Blow Pony was established in 2007. It was originally held at the "old" Eagle gay bar on West Burnside Street. The event series was popular from the start, but had to relocate to the gay bar Casey's when the Eagle closed. Casey's hosted Blow Pony for less than a year due to conflicts with neighboring tenants and attacks on patrons.

From 2009 to 2016, the event was hosted at Euphoria Nightclub, a venue on Southeast 3rd Avenue with two levels: Rotture and Branx. The event hosted its eighth anniversary celebration in March 2015.

In June 2016, Euphoria changed ownership, and the new owner and his promotion company opted to target a single demographic and play only electronic dance music. The venue stopped hosting Blow Pony and its counterpart event Bearracuda immediately, despite event organizers having contractual agreements through November. Blow Pony started being held at Bossanova Ballroom, which also hosts the lesbian dance party Inferno, on July 16, 2016.

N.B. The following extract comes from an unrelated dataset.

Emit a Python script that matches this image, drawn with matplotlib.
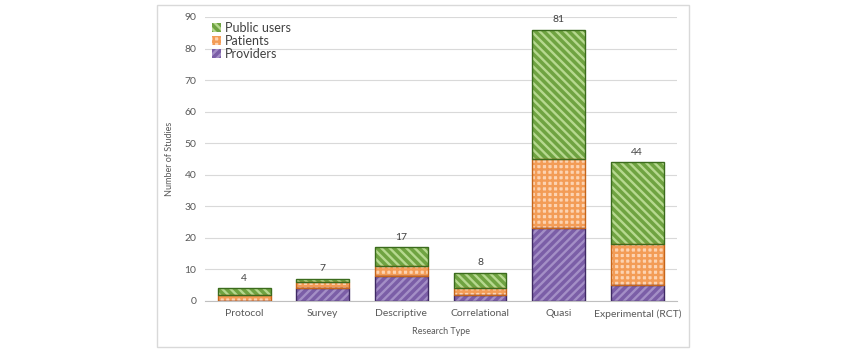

Blow Pony has also been held at the southeast Portland venue The Den. The event is slated to end in March 2026.

=== Guest performers ===
Bruce LaBruce was a guest disc jockey in 2008. Drag artists Laila McQueen and Peppermint were guest performers in 2017. American rapper Katey Red and drag artist Scarlet Envy were guest performers in 2018 and2019, respectively. Drag artist A'keria C. Davenport was a guest performer in 2024. For the final event, drag performers Heidi N Closet and Kornbread Jeté are the scheduled headliner and guest host, respectively.

==Reception==
Blow Pony and Bearracuda, which is billed as "the largest bear party in the world", have been called mainstays of Portland's queer community.